By: Jamie Jablonowski, RN, BSN
Follow me on Twitter! @jamiejab
On a Saturday evening out in the city, your night is either going to end with pizza or intercourse, and if you’re lucky: both. While you often make the decision based on what’s most readily available, which one is scientifically proven to be better for your body and mind? Let’s explore:
For the purpose of this article, we are going to define sex as the old school “P” and “V” action. While this is not the only type, this is where most of the research has been focused. A 2010 article in the Journal of Sexual Medicine showed that a person’s level of satisfaction with their mental health was positively correlated to the rate they were having sex. Surprisingly, a greater incidence of masturbation was related to a higher level of depression and a lower level of individual happiness (i.e. real woman>porn).
In regards to your overall physical condition, sex helps strengthen a woman’s pelvic floor muscles and can help prevent incontinence later in life. For men, there may be a link to the amount of times a man ejaculates and a lower risk of prostate cancer, however there is not enough research to completely support this claim. For both men and women, sexual intercourse is linked to lower systolic blood pressure.

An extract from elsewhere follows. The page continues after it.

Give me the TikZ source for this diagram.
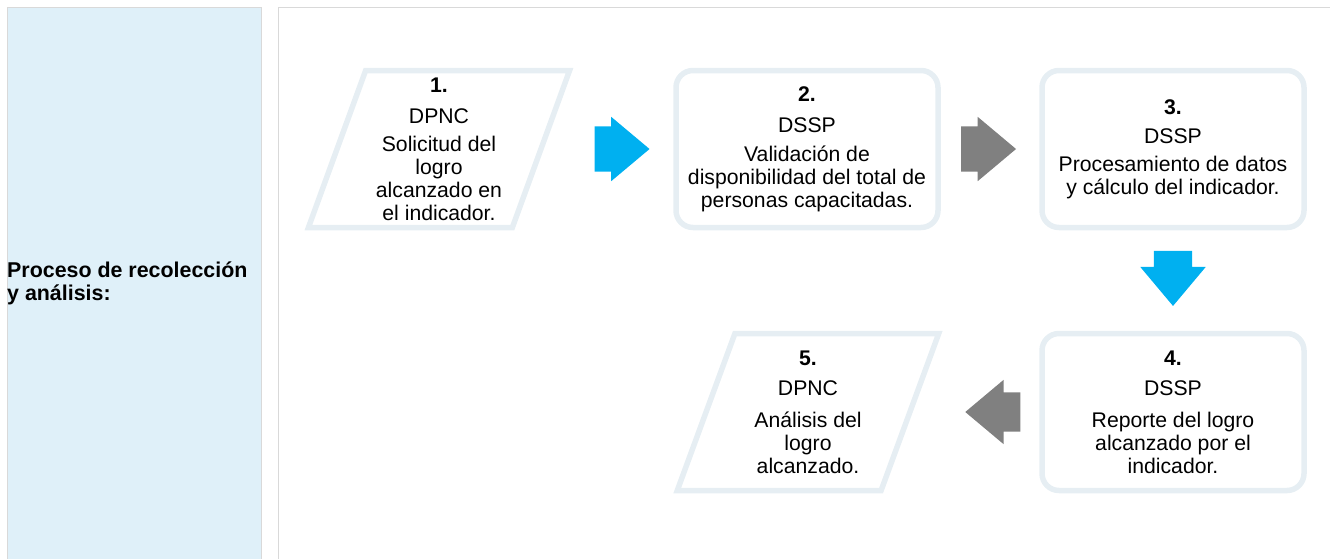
\documentclass[tikz,border=0pt]{standalone}
\usepackage{fontspec}
\setmainfont{Liberation Sans}
\usetikzlibrary{positioning,shapes.geometric,shapes.arrows}
\definecolor{cellblue}{HTML}{DFF0F9}
\definecolor{cellline}{HTML}{D9D9D9}
\definecolor{boxline}{HTML}{E6EEF3}
\definecolor{flowcyan}{HTML}{00B0F0}
\definecolor{flowgray}{HTML}{808080}
\tikzset{
  boxtext/.style={align=center, font=\fontsize{21.2}{23}\selectfont, inner sep=0pt},
  stepbox/.style={boxtext, draw=boxline, line width=5.5pt, rounded corners=17pt, minimum width=262pt, minimum height=157pt},
  iobox/.style={boxtext, draw=boxline, line width=5.5pt, trapezium, trapezium left angle=71, trapezium right angle=109, trapezium stretches=true, minimum width=262pt, minimum height=157pt},
  blockarrow/.style={single arrow, minimum height=55pt, inner xsep=0pt, inner ysep=22.5pt, single arrow head extend=9.5pt, single arrow tip angle=80}
}
\begin{document}
\begin{tikzpicture}
\useasboundingbox (0,0) rectangle (1330pt,-558pt);
% table cells
\fill[cellblue] (7pt,-7pt) rectangle (261pt,-562pt);
\draw[cellline] (7pt,-562pt) -- (7pt,-7pt) -- (261pt,-7pt) -- (261pt,-562pt);
\draw[cellline] (278pt,-562pt) -- (278pt,-7pt) -- (1334pt,-7pt);
\node (lbl) [anchor=west, align=left, inner sep=0pt, font=\bfseries\fontsize{21.4}{23}\selectfont] at (7pt,-283pt) {Proceso de recolección\\y análisis:};

% top row
\node (p1) [iobox] at (439pt,-149pt) {\textbf{1.}\\[8pt]DPNC\\[5pt]Solicitud del\\logro\\alcanzado en\\el indicador.};
\node (a1) [blockarrow, fill=flowcyan, right of=p1, node distance=169.5pt] {};
\node (b2) [stepbox, right of=p1, node distance=368pt] {\textbf{2.}\\[8pt]DSSP\\[6pt]Validación de\\disponibilidad del total de\\personas capacitadas.};
\node (a2) [blockarrow, fill=flowgray, right of=b2, node distance=168pt] {};
\node (b3) [stepbox, right of=b2, node distance=366pt] {\textbf{3.}\\[6pt]DSSP\\[5pt]Procesamiento de datos\\y cálculo del indicador.};

% bottom row
\node (a3) [blockarrow, fill=flowcyan, inner xsep=19pt, inner ysep=0pt, single arrow head extend=13.5pt, shape border rotate=270, below of=b3, node distance=118pt] {};
\node (b4) [stepbox, below of=b3, node distance=263pt] {\textbf{4.}\\[7pt]DSSP\\[9pt]Reporte del logro\\alcanzado por el\\indicador.};
\node (a4) [blockarrow, fill=flowgray, inner ysep=19.5pt, single arrow head extend=12.5pt, shape border rotate=180, left of=b4, node distance=168.5pt] {};
\node (p5) [iobox, left of=b4, node distance=365pt] {\textbf{5.}\\[7pt]DPNC\\[9pt]Análisis del\\logro\\alcanzado.};
\end{tikzpicture}
\end{document}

While kissing strangers might get you sick, sleeping with them might help boost your immune system. A 2004 study by Carl J. Charnetski and Francis X. Brennan found that out of a pool of 112 college students, the ones that had sex one or two times per week had a higher level of Immunoglobulin A (IgA) in their saliva. The higher the level of IgA, the stronger your immune system, and the more likely you will be to fight off colds and viruses. Sex has also been linked to better sleep, less stress, and as a method to relieve pain.
Before you download Tinder, Grindr, or become more active on JDate, there are risks to engaging in sexually activities. One of the most serious is sexually transmitted infections (see HPV vs. Justin Bieber) along with pregnancy, and regret. Yet, if you’re in a healthy relationship and practicing safe sex, you could be love making your way to better health.

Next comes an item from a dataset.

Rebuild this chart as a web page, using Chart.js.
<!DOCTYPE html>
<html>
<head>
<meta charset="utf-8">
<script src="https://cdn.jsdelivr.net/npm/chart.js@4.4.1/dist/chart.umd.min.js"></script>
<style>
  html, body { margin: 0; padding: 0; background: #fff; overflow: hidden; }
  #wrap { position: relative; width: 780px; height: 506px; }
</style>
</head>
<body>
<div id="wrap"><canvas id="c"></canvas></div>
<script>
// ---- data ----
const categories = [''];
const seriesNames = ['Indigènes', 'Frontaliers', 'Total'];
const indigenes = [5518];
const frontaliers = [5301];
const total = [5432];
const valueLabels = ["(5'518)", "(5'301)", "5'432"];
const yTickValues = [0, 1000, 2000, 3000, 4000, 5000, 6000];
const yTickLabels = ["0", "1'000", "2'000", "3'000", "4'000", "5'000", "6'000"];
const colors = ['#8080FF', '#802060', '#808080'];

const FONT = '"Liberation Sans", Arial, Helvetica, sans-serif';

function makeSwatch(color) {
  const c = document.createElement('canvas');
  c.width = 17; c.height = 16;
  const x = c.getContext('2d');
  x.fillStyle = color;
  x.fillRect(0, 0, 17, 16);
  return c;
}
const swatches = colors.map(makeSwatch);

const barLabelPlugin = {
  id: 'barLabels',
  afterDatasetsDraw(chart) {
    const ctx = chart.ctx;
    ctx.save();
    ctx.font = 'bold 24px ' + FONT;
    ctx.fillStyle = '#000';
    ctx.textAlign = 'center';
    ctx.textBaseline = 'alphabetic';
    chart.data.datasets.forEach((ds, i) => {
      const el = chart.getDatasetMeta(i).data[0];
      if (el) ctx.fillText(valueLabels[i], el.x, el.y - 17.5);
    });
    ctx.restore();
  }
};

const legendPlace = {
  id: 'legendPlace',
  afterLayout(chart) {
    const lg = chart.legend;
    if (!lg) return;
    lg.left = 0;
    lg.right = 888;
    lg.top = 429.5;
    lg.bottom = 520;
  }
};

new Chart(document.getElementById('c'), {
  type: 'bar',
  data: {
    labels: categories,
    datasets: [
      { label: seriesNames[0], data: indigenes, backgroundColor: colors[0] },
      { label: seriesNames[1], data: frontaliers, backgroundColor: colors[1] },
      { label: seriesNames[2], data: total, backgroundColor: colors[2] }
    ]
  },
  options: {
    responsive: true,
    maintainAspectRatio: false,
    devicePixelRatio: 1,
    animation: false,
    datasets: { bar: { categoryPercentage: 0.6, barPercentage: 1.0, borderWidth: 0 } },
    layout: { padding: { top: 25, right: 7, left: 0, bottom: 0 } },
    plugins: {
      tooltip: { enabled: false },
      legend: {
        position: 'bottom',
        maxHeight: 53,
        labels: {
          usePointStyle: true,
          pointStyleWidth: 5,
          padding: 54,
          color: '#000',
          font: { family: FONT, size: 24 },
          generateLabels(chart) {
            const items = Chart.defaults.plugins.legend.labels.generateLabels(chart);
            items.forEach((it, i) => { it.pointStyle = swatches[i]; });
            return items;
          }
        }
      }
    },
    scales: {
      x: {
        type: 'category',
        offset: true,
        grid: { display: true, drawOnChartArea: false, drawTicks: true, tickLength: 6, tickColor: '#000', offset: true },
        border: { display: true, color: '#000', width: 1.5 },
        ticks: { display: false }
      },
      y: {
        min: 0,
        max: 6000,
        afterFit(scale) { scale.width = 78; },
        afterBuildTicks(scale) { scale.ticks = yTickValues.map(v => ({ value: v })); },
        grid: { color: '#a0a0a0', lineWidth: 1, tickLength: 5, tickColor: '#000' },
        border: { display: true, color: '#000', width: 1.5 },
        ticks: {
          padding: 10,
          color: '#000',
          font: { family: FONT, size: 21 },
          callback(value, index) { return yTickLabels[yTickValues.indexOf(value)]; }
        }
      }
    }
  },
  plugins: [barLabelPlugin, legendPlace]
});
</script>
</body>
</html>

Now, let’s talk about the glorious gift that cows gave to humans: cheese.
Cheese not only tastes like miracles and sunshine, it’s also filled with essential nutrients including calcium. There’s more calcium in the body than any other mineral. It’s necessary for the function of your blood vessels, muscles, nerves, and hormones and plays a vital role in the structure and function of your bones. The Recommended Dietary Allowance (RDA) for adults, both male and female, 19-50 years old, is 1,000 mg. A small amount, such as a 1.5 oz. piece of cheddar cheese provides 307 mg, which equates to 31% of the Daily Value.
Cheese is also a high source of protein which helps build bones, muscles, cartilage, skin and blood and plays a role in creating enzymes, hormones, and vitamins. The RDA for protein is 56 grams for men and 46 grams for women. One ounce of part-skim mozzarella cheese provides 8 grams of protein and one cup of low-fat (2%) cottage cheese provides 26 grams of protein.
As if that wasn’t enough to stuff your face with a block of cream cheese right now, a study by the Harvard School of Public Health and colleagues found that a fatty acid, called trans-palmitoleic acid, may reduce the risk of Type 2 diabetes.
Of course, as with sex, there are drawbacks. The second highest source of saturated fat and cholesterol in the United States is dairy products. Luckily, there’s a solution: low-fat cheese! Not the same as the real deal, but sometimes you have to make modifications (i.e. condoms) in order to make healthier choices.
Well folks, now that you have the facts, this is a decision that you’re going to have to make as a mature adult (on a Saturday night after eight Fireball shots). The real difficult question is: if you had to give up one for the rest of your life, which would it be?